Я стрелял метко. Опыт не пропьешь. Годы, проведенные на войне, сделали из меня машину для убийства. Я знал, как двигаться, как прятаться, как стрелять.
Но их было слишком много. Они приближались. Забросали сторожку гранатами. Одна попала внутрь.
Я успел укрыться за печкой. Взрыв сотряс все вокруг. Обломки кирпичей и дерева посыпались на меня. Меня оглушило.
Когда дым рассеялся, я увидел, что сторожка разрушена. Но я был жив. Ранен, но жив.
Я выбрался из руин. Снова схватил автомат. Продолжил стрелять.
Один за другим мои враги падали в снег. Но их оставалось еще много. Я чувствовал, что силы меня покидают. Кровь текла из раны на плече.
Внезапно, я увидел, как один из них целится в меня. Он был совсем близко. Я не успевал среагировать.
Закрыл глаза. Ждал смерти.
Но смерти не последовало. Вместо этого я услышал звук выстрела. Потом еще одного. И еще одного.
Открыл глаза. Передо мной стоял силуэт. Высокий, крепкий. С автоматом в руках. Он продолжал стрелять. Убивал моих врагов.
Когда все закончилось, он повернулся ко мне. Я узнал его.
"Ахмед?" – спросил я.
Он кивнул.
"Я думал, ты погиб," – сказал я.
"Я тоже так думал," – ответил он.
Ахмед был моим старым товарищем. Мы вместе прошли много боев. Я думал, что он погиб в одном из них.
"Что ты здесь делаешь?" – спросил я.
"Искал тебя," – ответил он. "Слышал, что ты пишешь книгу."
Я посмотрел на него. Он улыбнулся.
"Я хочу тебе помочь," – сказал он.
И я понял, что не одинок. Что даже в этой проклятой войне, даже в этой разрушенной жизни, есть место для надежды. Для дружбы. Для искупления.
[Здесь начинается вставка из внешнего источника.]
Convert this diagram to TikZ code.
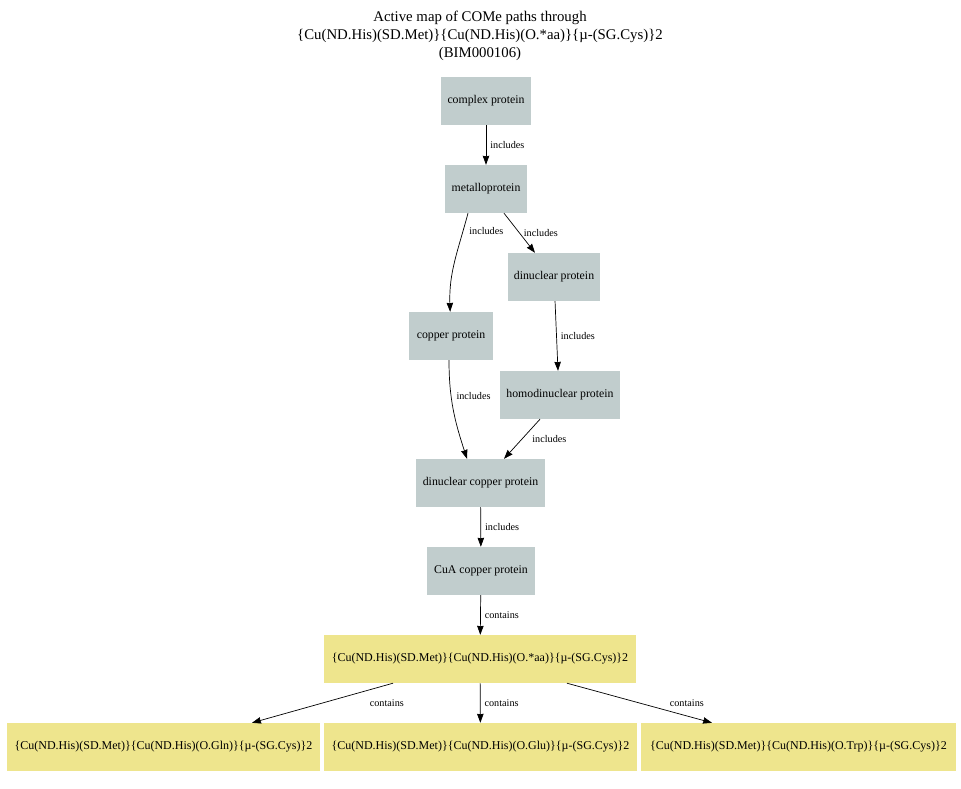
\documentclass[tikz,border=0pt]{standalone}
\usepackage{fontspec}
\setmainfont{Liberation Serif}
\usetikzlibrary{arrows.meta,positioning}

\begin{document}
\begin{tikzpicture}[x=1pt, y=1pt, >={Stealth[length=9pt,width=6.5pt,inset=0.5pt]},
  cls/.style={fill=clsgray, inner sep=0pt, minimum height=48pt, font=\fontsize{11.8}{14}\selectfont},
  site/.style={fill=siteyellow, inner sep=0pt, minimum height=48pt, font=\fontsize{12}{14}\selectfont},
  lbl/.style={font=\fontsize{10.2}{12}\selectfont, inner sep=2pt},
  every to/.style={line width=0.7pt}]
  \definecolor{clsgray}{HTML}{C1CDCD}
  \definecolor{siteyellow}{HTML}{EEE58D}
  \useasboundingbox (0,0) rectangle (961,-788);

  % Define coordinates for nodes
  \node (title) at (480,-36) [align=center, font=\fontsize{14.8}{18}\selectfont]
    {Active map of COMe paths through\\\{Cu(ND.His)(SD.Met)\}\{Cu(ND.His)(O.*aa)\}\{µ-(SG.Cys)\}2\\(BIM000106)};
  \node[cls, minimum width=90pt] (CP) at (486,-101) {complex protein};
  \node[cls, minimum width=82pt] (MP) at (486,-189) {metalloprotein};
  \node[cls, minimum width=92pt] (DP) at (554,-277) {dinuclear protein};
  \node[cls, minimum width=84pt] (Cu) at (451,-336) {copper protein};
  \node[cls, minimum width=120pt] (HDP) at (560,-395) {homodinuclear protein};
  \node[cls, minimum width=129pt] (DCu) at (480.5,-483) {dinuclear copper protein};
  \node[cls, minimum width=108pt] (CuA) at (481,-571) {CuA copper protein};
  \node[site, minimum width=312pt] (S0) at (480,-659) {\{Cu(ND.His)(SD.Met)\}\{Cu(ND.His)(O.*aa)\}\{µ-(SG.Cys)\}2};
  \node[site, minimum width=313pt] (S1) at (163.5,-747) {\{Cu(ND.His)(SD.Met)\}\{Cu(ND.His)(O.Gln)\}\{µ-(SG.Cys)\}2};
  \node[site, minimum width=313pt] (S2) at (480.5,-747) {\{Cu(ND.His)(SD.Met)\}\{Cu(ND.His)(O.Glu)\}\{µ-(SG.Cys)\}2};
  \node[site, minimum width=315pt] (S3) at (798.5,-747) {\{Cu(ND.His)(SD.Met)\}\{Cu(ND.His)(O.Trp)\}\{µ-(SG.Cys)\}2};

  % Draw arrows between nodes
  \draw[->, line width=0.7pt] (CP) to node[lbl, right=2pt] {includes} (MP);
  \draw[->, line width=0.7pt] ([xshift=-18pt]MP.south) to[out=-105, in=92] node[lbl, pos=0.17, right=4pt] {includes} (Cu);
  \draw[->, line width=0.7pt] ([xshift=18pt]MP.south) to node[lbl, right=2pt] {includes} ([xshift=-19pt]DP.north);
  \draw[->, line width=0.7pt] (DP) to node[lbl, right=2pt] {includes} ([xshift=-2pt]HDP.north);
  \draw[->, line width=0.7pt] ([xshift=-2pt]Cu.south) to[out=-90, in=108] node[lbl, pos=0.35, right=3pt] {includes} ([xshift=-13.5pt]DCu.north);
  \draw[->, line width=0.7pt] ([xshift=-20pt]HDP.south) to node[lbl, pos=0.5, right=8pt] {includes} ([xshift=23.5pt]DCu.north);
  \draw[->, line width=0.7pt] (DCu) to node[lbl, right=2pt] {includes} (CuA);
  \draw[->, line width=0.7pt] (CuA) to node[lbl, right=2pt] {contains} (S0);
  \draw[->, line width=0.7pt] ([xshift=-87pt]S0.south) to node[lbl, right=45pt] {contains} ([xshift=88.5pt]S1.north);
  \draw[->, line width=0.7pt] (S0) to node[lbl, right=2pt] {contains} (S2);
  \draw[->, line width=0.7pt] ([xshift=87pt]S0.south) to node[lbl, right=28pt] {contains} ([xshift=-86.5pt]S3.north);
\end{tikzpicture}
\end{document}
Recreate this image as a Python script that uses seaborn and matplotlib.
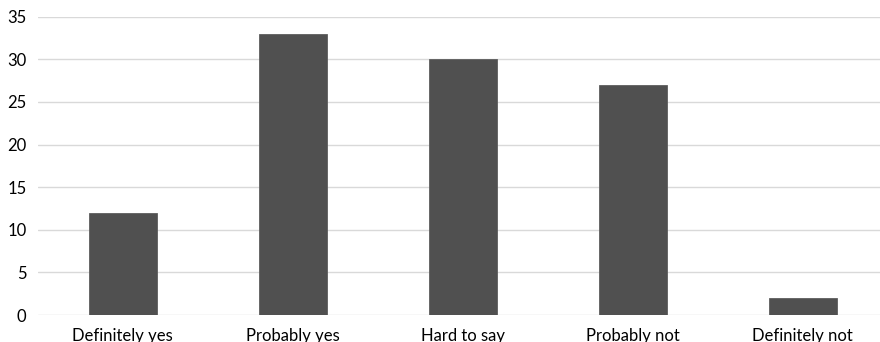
import matplotlib
matplotlib.use("Agg")
import matplotlib.pyplot as plt
import seaborn as sns
import pandas as pd

categories = ["Definitely yes", "Probably yes", "Hard to say", "Probably not", "Definitely not"]
counts = [12, 33, 30, 27, 2]
y_ticks = [0, 5, 10, 15, 20, 25, 30, 35]

sns.set_theme(style="white")
plt.rcParams["font.family"] = ["Lato", "DejaVu Sans"]

df = pd.DataFrame({"answer": categories, "count": counts})

fig = plt.figure(figsize=(8.8, 3.42), dpi=100)
ax = fig.add_axes([37.5 / 880, 1 - 315 / 342, 850 / 880, (315 - 16.7) / 342])

sns.barplot(data=df, x="answer", y="count", color="#505050", width=0.4,
            saturation=1, edgecolor="#5e5e5e", linewidth=0.6, ax=ax, zorder=3)

ax.set_ylim(0, 35)
ax.set_xlim(-0.5, len(categories) - 0.5)
ax.set_yticks(y_ticks)
ax.yaxis.grid(True, color="#d9d9d9", linewidth=1.0, zorder=0)
ax.set_axisbelow(True)
for s in ax.spines.values():
    s.set_visible(False)
ax.set_xlabel("")
ax.set_ylabel("")
ax.tick_params(axis="both", length=0, labelsize=12, colors="#000000")
ax.tick_params(axis="y", pad=8)
ax.tick_params(axis="x", pad=9)

fig.savefig("out.png", dpi=100, facecolor="white")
Вместе с Ахмедом мы продолжили писать книгу. Он помог мне вспомнить то, что я пытался забыть. Он помог мне залечить мои раны.
Книга была нашей исповедью. Нашей молитвой. Нашей надеждой на то, что однажды мир узнает правду о войне в Чечне. Правду о боли, о смерти, о героизме и предательстве.
Мы писали кровью и чернилами. Но писали с верой в то, что однажды наши слова прозвучат громче, чем взрывы гранат. Что однажды наши истории будут услышаны.
И возможно, только возможно, тогда мы сможем найти покой.